=== DIRECTION ===
Return a copy of every line in the records that includes the word "this".

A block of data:

____________

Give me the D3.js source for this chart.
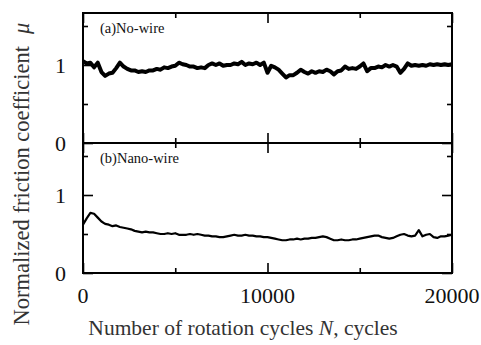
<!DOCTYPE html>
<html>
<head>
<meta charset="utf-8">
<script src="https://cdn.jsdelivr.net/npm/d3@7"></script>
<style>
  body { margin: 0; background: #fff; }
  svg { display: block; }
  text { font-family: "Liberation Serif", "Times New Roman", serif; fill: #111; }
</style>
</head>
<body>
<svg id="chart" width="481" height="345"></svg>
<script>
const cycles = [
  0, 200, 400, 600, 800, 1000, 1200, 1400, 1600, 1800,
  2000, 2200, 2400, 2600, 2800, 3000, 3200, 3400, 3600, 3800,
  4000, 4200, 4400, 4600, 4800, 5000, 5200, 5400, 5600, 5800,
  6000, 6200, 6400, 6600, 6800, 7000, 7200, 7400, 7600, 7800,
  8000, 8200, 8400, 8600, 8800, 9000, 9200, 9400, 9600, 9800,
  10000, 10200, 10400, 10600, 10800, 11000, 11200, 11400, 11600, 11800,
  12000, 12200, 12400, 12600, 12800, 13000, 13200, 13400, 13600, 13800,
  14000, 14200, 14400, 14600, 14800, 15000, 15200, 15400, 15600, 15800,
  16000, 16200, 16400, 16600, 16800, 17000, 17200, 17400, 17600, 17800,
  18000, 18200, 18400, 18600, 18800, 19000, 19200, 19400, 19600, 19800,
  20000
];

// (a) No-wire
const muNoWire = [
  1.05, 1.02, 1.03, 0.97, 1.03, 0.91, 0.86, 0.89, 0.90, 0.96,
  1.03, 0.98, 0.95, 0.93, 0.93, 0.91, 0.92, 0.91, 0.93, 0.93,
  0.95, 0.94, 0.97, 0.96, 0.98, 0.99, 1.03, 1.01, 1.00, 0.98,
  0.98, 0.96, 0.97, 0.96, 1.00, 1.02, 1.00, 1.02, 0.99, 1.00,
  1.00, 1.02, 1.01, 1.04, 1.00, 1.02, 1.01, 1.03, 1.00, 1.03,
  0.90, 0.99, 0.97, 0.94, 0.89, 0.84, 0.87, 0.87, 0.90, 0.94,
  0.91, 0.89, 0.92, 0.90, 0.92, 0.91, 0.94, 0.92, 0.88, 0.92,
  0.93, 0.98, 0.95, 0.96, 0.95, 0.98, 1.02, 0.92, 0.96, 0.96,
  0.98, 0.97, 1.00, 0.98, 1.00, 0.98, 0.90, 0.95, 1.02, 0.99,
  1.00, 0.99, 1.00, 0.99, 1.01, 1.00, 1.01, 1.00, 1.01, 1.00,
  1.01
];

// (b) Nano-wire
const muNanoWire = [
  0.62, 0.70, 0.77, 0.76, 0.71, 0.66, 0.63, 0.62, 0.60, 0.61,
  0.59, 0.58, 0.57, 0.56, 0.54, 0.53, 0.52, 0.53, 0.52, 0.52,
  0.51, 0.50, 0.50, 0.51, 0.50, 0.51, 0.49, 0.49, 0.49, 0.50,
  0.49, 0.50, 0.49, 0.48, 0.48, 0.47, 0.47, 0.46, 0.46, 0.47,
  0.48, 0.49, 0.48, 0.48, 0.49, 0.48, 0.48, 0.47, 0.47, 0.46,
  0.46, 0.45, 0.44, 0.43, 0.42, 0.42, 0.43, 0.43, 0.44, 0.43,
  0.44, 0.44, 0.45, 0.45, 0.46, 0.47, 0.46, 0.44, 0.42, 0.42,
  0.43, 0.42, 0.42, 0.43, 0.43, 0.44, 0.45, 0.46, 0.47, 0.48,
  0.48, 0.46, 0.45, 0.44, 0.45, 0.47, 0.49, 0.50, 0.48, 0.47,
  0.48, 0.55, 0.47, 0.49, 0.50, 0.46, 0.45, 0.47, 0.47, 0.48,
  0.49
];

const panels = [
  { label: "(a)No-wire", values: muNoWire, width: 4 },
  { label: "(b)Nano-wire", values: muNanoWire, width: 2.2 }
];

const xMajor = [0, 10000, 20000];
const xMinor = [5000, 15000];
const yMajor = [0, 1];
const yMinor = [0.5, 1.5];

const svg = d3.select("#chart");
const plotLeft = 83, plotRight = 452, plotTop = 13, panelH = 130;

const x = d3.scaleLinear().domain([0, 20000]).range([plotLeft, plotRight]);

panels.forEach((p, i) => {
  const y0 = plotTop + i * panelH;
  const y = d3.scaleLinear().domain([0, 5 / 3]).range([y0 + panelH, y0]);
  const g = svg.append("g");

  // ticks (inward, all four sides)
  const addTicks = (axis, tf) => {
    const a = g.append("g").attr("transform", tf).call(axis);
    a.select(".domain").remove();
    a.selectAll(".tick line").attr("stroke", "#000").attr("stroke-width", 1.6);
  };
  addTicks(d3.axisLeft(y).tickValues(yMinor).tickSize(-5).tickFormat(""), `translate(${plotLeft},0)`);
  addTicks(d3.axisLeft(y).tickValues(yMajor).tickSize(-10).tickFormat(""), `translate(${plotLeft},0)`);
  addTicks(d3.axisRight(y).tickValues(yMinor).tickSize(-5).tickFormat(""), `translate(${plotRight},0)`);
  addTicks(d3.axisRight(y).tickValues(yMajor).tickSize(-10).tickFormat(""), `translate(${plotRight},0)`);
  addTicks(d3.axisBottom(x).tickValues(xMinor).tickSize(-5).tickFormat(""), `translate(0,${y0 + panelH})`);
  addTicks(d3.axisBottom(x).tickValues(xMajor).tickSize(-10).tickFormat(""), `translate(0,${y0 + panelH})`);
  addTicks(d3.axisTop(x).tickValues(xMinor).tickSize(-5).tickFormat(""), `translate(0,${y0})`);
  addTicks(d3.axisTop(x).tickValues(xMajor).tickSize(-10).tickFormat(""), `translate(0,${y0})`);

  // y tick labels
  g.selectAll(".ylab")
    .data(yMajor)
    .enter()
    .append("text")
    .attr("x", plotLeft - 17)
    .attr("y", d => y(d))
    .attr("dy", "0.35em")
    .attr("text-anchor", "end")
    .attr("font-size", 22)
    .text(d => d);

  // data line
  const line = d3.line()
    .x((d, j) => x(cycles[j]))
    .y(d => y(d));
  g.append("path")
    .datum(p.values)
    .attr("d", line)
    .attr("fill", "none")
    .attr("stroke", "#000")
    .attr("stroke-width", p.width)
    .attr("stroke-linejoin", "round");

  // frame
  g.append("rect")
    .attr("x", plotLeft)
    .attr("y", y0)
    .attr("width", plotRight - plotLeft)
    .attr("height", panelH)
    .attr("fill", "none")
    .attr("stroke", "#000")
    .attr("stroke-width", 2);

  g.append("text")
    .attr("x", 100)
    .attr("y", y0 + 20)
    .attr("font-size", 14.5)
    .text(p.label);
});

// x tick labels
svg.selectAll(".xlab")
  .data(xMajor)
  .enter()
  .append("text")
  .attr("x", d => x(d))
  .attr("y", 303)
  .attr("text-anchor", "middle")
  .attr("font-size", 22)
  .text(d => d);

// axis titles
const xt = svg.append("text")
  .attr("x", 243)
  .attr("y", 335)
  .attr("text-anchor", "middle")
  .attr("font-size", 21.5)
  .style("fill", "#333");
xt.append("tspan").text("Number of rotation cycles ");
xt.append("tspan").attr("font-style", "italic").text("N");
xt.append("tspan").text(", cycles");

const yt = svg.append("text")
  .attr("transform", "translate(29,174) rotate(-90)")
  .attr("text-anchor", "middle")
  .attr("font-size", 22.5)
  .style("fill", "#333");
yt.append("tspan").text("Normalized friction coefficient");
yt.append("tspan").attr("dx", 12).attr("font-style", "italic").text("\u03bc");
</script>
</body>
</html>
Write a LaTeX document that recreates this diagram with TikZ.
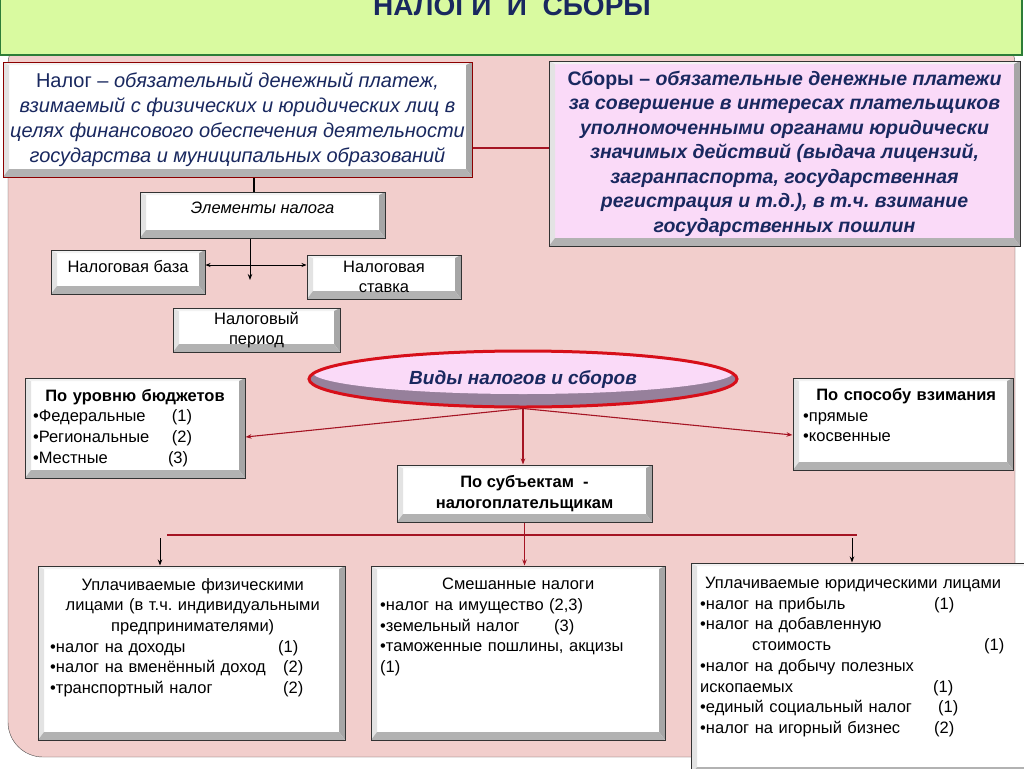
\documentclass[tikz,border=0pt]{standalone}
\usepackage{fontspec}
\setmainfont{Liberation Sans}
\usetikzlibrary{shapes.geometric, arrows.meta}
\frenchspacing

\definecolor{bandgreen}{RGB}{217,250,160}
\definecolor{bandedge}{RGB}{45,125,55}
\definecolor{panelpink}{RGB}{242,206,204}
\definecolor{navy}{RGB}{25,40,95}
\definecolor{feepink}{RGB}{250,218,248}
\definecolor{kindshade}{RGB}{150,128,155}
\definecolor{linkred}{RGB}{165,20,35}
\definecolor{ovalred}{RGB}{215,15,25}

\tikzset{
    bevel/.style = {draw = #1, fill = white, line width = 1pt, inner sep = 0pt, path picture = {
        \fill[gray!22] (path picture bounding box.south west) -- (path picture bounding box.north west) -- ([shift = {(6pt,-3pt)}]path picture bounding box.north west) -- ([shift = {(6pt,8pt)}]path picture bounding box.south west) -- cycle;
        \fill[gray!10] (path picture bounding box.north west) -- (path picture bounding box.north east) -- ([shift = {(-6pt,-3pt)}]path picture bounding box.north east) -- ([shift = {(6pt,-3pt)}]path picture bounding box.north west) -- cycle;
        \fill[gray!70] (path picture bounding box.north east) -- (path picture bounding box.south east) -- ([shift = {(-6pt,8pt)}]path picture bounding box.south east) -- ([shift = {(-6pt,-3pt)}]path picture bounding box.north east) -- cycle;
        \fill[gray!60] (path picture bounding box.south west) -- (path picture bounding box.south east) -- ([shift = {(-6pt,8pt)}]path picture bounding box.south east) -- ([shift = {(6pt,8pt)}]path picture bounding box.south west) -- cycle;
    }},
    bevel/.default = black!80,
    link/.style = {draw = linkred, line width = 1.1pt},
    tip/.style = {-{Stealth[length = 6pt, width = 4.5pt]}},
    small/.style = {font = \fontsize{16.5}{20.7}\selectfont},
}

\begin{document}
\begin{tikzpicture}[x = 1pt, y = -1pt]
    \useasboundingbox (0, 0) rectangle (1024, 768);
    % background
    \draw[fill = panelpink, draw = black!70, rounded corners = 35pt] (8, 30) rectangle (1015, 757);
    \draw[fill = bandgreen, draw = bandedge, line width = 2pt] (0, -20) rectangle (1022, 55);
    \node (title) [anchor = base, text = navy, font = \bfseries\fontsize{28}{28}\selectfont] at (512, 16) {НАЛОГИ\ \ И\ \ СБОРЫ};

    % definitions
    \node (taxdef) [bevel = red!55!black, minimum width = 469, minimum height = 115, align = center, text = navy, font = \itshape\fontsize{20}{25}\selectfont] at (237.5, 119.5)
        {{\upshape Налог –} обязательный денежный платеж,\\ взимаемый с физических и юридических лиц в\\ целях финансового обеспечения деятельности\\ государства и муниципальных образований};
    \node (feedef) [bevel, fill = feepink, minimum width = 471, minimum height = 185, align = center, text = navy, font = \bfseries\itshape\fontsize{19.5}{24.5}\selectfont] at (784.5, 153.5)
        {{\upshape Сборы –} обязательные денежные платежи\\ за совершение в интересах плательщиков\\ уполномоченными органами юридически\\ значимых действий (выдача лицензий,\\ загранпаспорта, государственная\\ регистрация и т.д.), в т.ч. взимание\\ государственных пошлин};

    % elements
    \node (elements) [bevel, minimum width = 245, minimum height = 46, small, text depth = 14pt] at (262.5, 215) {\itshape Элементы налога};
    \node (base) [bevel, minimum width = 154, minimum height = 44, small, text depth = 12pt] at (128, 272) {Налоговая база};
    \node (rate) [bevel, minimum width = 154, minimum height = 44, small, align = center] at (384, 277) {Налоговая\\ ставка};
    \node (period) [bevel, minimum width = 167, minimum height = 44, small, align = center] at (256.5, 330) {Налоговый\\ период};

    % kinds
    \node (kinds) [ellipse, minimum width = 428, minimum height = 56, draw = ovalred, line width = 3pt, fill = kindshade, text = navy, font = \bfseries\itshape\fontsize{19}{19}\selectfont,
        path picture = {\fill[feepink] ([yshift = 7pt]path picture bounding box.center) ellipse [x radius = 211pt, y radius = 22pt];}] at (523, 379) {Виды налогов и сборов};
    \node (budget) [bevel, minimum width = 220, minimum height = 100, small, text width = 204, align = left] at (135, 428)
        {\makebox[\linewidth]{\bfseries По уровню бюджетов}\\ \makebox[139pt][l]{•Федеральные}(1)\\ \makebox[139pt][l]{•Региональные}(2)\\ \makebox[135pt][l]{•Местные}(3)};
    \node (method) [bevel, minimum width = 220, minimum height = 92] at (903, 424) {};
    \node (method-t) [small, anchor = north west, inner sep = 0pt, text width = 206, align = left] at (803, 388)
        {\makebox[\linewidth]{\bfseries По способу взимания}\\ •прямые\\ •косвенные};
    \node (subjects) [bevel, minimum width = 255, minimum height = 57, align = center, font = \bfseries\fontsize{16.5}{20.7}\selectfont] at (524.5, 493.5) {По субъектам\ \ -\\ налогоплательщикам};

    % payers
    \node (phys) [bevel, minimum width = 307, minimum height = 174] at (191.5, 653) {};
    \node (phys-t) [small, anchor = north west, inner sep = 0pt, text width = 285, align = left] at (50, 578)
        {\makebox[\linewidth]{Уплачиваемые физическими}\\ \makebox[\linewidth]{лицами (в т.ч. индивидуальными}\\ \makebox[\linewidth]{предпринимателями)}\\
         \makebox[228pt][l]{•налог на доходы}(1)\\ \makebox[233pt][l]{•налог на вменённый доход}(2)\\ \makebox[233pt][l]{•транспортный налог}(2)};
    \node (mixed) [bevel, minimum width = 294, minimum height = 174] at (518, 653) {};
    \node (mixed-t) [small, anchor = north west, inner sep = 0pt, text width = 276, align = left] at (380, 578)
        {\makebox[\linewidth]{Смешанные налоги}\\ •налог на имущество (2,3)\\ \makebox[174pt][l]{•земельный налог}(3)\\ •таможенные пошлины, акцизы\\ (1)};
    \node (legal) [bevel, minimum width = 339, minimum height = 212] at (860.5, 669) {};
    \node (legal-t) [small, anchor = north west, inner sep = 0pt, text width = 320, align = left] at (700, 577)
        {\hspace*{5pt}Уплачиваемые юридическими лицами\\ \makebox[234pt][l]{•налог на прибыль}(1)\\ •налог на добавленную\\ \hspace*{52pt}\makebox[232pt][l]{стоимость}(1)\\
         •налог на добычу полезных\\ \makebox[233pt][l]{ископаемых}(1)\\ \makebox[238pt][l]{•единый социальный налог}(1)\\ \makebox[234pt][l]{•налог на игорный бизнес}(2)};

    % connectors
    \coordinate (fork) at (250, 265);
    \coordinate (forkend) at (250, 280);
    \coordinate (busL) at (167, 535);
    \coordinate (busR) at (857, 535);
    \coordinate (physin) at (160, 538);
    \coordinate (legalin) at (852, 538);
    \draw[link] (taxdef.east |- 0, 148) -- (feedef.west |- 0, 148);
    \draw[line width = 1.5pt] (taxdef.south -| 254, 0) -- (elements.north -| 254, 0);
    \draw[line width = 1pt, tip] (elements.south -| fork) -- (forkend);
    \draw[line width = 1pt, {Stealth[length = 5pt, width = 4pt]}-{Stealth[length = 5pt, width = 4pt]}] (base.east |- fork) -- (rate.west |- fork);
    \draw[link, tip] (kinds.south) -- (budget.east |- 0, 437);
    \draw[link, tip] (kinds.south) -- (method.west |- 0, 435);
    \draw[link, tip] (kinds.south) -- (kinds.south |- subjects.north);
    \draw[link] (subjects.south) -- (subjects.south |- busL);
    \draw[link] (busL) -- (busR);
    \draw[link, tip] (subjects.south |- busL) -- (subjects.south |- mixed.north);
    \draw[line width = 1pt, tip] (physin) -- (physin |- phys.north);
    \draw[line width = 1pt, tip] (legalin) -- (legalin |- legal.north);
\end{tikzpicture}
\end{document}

____________

=== TASK RESPONSE ===
Give me the D3.js source for this chart.
Write a LaTeX document that recreates this diagram with TikZ.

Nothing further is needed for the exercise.